Também deixou de confirmar sempre se tinha o Semesterticket na carteira, porque agora é mais a bicicleta que a leva onde quer. Ainda hoje comprou um cestinho novo para trazer as compras, agora que o sol já não obriga a que tudo esteja protegido da chuva e da neve.
As compras deixaram de ter o toque da novidade; já não traz o dicionário na mala porque habituou-se aos palavrões que tanto procurava decifrar. Wasser sempre ohne Kohlensäure, que água com gás não é água; ou as Mandarinen que não são tão doces como as Clementinen e cabem sempre na mala para matar a fome-de-bolas-de-berlim. O saco dentro da mala já não esquece, e já enfia tudo lá para dentro com uma eficácia muito mais alemã do que no início. Também já não precisa de procurar o visor que mostra o preço, porque os dois-e-trinta-euros-e-cinco-e-quarenta-centimos-bitte em vez de trinta-e-dois-euros-e-quarenta-e-cinco-centimos-bitte já começaram a entranhar. Se há dúvidas desta vez já sabe perguntar, em vez de arriscar comprar um produto que ajuda a engomar em vez do tira-nódoas que procurava.
Mas sobretudo o caminhar - ou o pedalar - pelas ruas de Leipzig deixou de ser tão explorador para dar lugar às rotinas. Se escolhe o Strassenbahn já aproveita o silêncio do povo alemão para ler um livro - que a língua portuguesa dá muita Saudade. E agora já vai tocar à campainha de alguém se não tem nada de urgente para fazer, porque os Termine às tantas horas no Sprechzeit da Frau-qualquer-coisa já não são tão importantes ou regularmente necessários.
Das palavras essenciais passa agora a ter interesse pela Umgangssprache e põe a Franziska a rir-se quando, para o "é indiferente", lhe sai a expressão "es ist mir Wurst" (que traduzida à letra significa "é-me salsicha").
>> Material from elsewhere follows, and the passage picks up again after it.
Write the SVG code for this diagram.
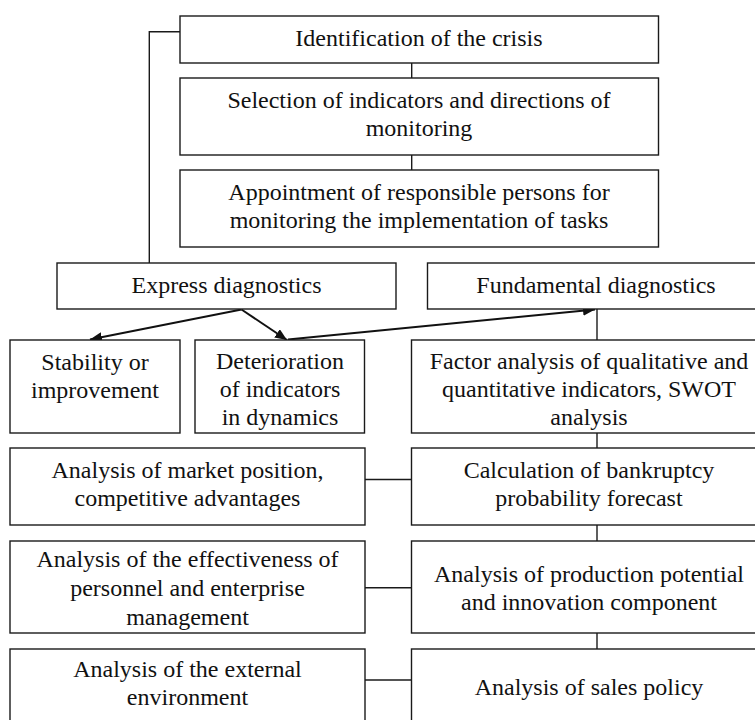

Rotinas tão alteradas, tão entranhadas e novamente tão saboreadas por aquilo que têm de diferente - em relação a tudo o que em duas décadas de vida foi habituada a experienciar. Repara-o agora. Porque agora volta o Sol a brilhar, exactamente como no dia seguinte à noite tremida em que chegou, da qual parece que só tem flashes de memória, nesse dia em que andou de canoa no rio sem se aperceber que aquele sol era uma raridade e que as pessoas usavam excepcionalmente óculos escuros ao passear com a família no parque. Agora os cheiros voltam a ser mais perceptíveis, porque o calor ameaça. Aqueles rasgos de gás que a todos intrigam, entram agora por aquelas narinas que há 6 meses achavam tudo tão... fremd, tão estrangeiro.
Caminha pela Peterstrasse, já não procura uma esfregona (esse instrumento doméstico tão essencial que os alemães substituem por qualquer outra coisa) e sim um presente de aniversário - para os amigos de Portugal, para os amigos Erasmus, para a Franziska que vive com ela, para os seus Tandems, enfim. E no fim passa no supermercado mais próximo, apanha um Apfelsaft e vai bebendo no caminho - que agora já vai conseguindo conduzir a bicicleta só com uma mão. Quando chegar a casa logo pensa no que lhe apetece jantar hoje e espera que os "Freunde" se "meldem" para ver o que se faz hoje à noite.
E em breve, a areia chegará também a casa, regressará o medo do fim do verão e com ele o medo de um Setembro que novamente se adivinha uma incógnita.